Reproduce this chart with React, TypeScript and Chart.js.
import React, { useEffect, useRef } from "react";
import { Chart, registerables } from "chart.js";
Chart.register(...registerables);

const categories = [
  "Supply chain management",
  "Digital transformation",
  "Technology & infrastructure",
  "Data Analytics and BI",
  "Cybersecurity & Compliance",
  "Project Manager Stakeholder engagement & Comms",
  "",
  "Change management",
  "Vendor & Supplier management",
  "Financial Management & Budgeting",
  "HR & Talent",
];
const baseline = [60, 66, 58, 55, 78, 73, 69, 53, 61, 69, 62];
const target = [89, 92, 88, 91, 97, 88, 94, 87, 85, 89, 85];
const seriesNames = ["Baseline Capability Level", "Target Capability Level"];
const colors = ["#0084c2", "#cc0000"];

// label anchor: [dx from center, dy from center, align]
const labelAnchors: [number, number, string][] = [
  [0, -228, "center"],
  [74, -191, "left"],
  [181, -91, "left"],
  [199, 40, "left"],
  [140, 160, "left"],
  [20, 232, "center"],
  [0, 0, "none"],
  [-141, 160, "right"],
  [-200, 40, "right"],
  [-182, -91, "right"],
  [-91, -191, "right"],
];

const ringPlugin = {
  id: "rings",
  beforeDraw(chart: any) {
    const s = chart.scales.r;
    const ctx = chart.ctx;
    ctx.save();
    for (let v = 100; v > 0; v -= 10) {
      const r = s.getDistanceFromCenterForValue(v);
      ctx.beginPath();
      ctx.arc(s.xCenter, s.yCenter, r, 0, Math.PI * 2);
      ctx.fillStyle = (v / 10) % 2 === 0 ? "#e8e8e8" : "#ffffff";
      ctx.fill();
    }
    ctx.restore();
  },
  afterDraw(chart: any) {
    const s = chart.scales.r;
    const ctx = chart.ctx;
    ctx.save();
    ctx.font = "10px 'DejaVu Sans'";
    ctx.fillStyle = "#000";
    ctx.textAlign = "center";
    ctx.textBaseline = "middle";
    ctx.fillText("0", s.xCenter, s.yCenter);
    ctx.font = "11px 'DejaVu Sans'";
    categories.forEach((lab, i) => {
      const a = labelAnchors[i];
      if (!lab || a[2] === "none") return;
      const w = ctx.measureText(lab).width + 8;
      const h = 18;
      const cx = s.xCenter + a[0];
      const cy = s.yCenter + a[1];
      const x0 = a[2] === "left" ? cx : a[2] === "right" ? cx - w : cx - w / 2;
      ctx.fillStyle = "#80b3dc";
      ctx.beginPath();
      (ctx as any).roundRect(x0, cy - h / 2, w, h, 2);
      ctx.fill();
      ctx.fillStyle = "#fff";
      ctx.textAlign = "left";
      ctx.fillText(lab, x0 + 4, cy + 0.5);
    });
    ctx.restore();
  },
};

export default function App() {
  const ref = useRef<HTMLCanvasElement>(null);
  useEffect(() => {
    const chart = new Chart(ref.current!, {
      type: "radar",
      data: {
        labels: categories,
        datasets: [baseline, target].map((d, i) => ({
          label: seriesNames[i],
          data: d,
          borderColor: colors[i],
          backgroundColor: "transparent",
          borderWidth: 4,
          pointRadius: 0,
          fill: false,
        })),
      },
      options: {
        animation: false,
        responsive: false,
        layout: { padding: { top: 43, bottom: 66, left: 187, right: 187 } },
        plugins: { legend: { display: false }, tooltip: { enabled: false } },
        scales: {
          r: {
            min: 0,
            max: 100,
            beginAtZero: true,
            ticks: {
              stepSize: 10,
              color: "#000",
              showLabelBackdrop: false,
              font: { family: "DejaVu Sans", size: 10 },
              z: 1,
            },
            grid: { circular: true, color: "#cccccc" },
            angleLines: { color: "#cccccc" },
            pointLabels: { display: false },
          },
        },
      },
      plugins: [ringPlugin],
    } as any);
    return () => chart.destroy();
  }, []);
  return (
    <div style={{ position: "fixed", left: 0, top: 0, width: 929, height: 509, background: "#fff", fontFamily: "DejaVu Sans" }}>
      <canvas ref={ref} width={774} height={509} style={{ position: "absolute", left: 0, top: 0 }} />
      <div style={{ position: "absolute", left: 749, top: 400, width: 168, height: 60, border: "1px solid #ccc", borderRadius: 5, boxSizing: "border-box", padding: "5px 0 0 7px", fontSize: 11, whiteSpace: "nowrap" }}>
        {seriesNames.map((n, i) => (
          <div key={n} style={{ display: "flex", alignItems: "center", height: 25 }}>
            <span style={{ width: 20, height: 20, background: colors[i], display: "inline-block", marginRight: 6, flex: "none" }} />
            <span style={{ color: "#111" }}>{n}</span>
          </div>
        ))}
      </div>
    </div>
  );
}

================

(Your goal)
Reproduce the material above, every line of it, exactly.

(Result)
Reproduce this chart with React, TypeScript and Chart.js.
import React, { useEffect, useRef } from "react";
import { Chart, registerables } from "chart.js";
Chart.register(...registerables);

const categories = [
  "Supply chain management",
  "Digital transformation",
  "Technology & infrastructure",
  "Data Analytics and BI",
  "Cybersecurity & Compliance",
  "Project Manager Stakeholder engagement & Comms",
  "",
  "Change management",
  "Vendor & Supplier management",
  "Financial Management & Budgeting",
  "HR & Talent",
];
const baseline = [60, 66, 58, 55, 78, 73, 69, 53, 61, 69, 62];
const target = [89, 92, 88, 91, 97, 88, 94, 87, 85, 89, 85];
const seriesNames = ["Baseline Capability Level", "Target Capability Level"];
const colors = ["#0084c2", "#cc0000"];

// label anchor: [dx from center, dy from center, align]
const labelAnchors: [number, number, string][] = [
  [0, -228, "center"],
  [74, -191, "left"],
  [181, -91, "left"],
  [199, 40, "left"],
  [140, 160, "left"],
  [20, 232, "center"],
  [0, 0, "none"],
  [-141, 160, "right"],
  [-200, 40, "right"],
  [-182, -91, "right"],
  [-91, -191, "right"],
];

const ringPlugin = {
  id: "rings",
  beforeDraw(chart: any) {
    const s = chart.scales.r;
    const ctx = chart.ctx;
    ctx.save();
    for (let v = 100; v > 0; v -= 10) {
      const r = s.getDistanceFromCenterForValue(v);
      ctx.beginPath();
      ctx.arc(s.xCenter, s.yCenter, r, 0, Math.PI * 2);
      ctx.fillStyle = (v / 10) % 2 === 0 ? "#e8e8e8" : "#ffffff";
      ctx.fill();
    }
    ctx.restore();
  },
  afterDraw(chart: any) {
    const s = chart.scales.r;
    const ctx = chart.ctx;
    ctx.save();
    ctx.font = "10px 'DejaVu Sans'";
    ctx.fillStyle = "#000";
    ctx.textAlign = "center";
    ctx.textBaseline = "middle";
    ctx.fillText("0", s.xCenter, s.yCenter);
    ctx.font = "11px 'DejaVu Sans'";
    categories.forEach((lab, i) => {
      const a = labelAnchors[i];
      if (!lab || a[2] === "none") return;
      const w = ctx.measureText(lab).width + 8;
      const h = 18;
      const cx = s.xCenter + a[0];
      const cy = s.yCenter + a[1];
      const x0 = a[2] === "left" ? cx : a[2] === "right" ? cx - w : cx - w / 2;
      ctx.fillStyle = "#80b3dc";
      ctx.beginPath();
      (ctx as any).roundRect(x0, cy - h / 2, w, h, 2);
      ctx.fill();
      ctx.fillStyle = "#fff";
      ctx.textAlign = "left";
      ctx.fillText(lab, x0 + 4, cy + 0.5);
    });
    ctx.restore();
  },
};

export default function App() {
  const ref = useRef<HTMLCanvasElement>(null);
  useEffect(() => {
    const chart = new Chart(ref.current!, {
      type: "radar",
      data: {
        labels: categories,
        datasets: [baseline, target].map((d, i) => ({
          label: seriesNames[i],
          data: d,
          borderColor: colors[i],
          backgroundColor: "transparent",
          borderWidth: 4,
          pointRadius: 0,
          fill: false,
        })),
      },
      options: {
        animation: false,
        responsive: false,
        layout: { padding: { top: 43, bottom: 66, left: 187, right: 187 } },
        plugins: { legend: { display: false }, tooltip: { enabled: false } },
        scales: {
          r: {
            min: 0,
            max: 100,
            beginAtZero: true,
            ticks: {
              stepSize: 10,
              color: "#000",
              showLabelBackdrop: false,
              font: { family: "DejaVu Sans", size: 10 },
              z: 1,
            },
            grid: { circular: true, color: "#cccccc" },
            angleLines: { color: "#cccccc" },
            pointLabels: { display: false },
          },
        },
      },
      plugins: [ringPlugin],
    } as any);
    return () => chart.destroy();
  }, []);
  return (
    <div style={{ position: "fixed", left: 0, top: 0, width: 929, height: 509, background: "#fff", fontFamily: "DejaVu Sans" }}>
      <canvas ref={ref} width={774} height={509} style={{ position: "absolute", left: 0, top: 0 }} />
      <div style={{ position: "absolute", left: 749, top: 400, width: 168, height: 60, border: "1px solid #ccc", borderRadius: 5, boxSizing: "border-box", padding: "5px 0 0 7px", fontSize: 11, whiteSpace: "nowrap" }}>
        {seriesNames.map((n, i) => (
          <div key={n} style={{ display: "flex", alignItems: "center", height: 25 }}>
            <span style={{ width: 20, height: 20, background: colors[i], display: "inline-block", marginRight: 6, flex: "none" }} />
            <span style={{ color: "#111" }}>{n}</span>
          </div>
        ))}
      </div>
    </div>
  );
}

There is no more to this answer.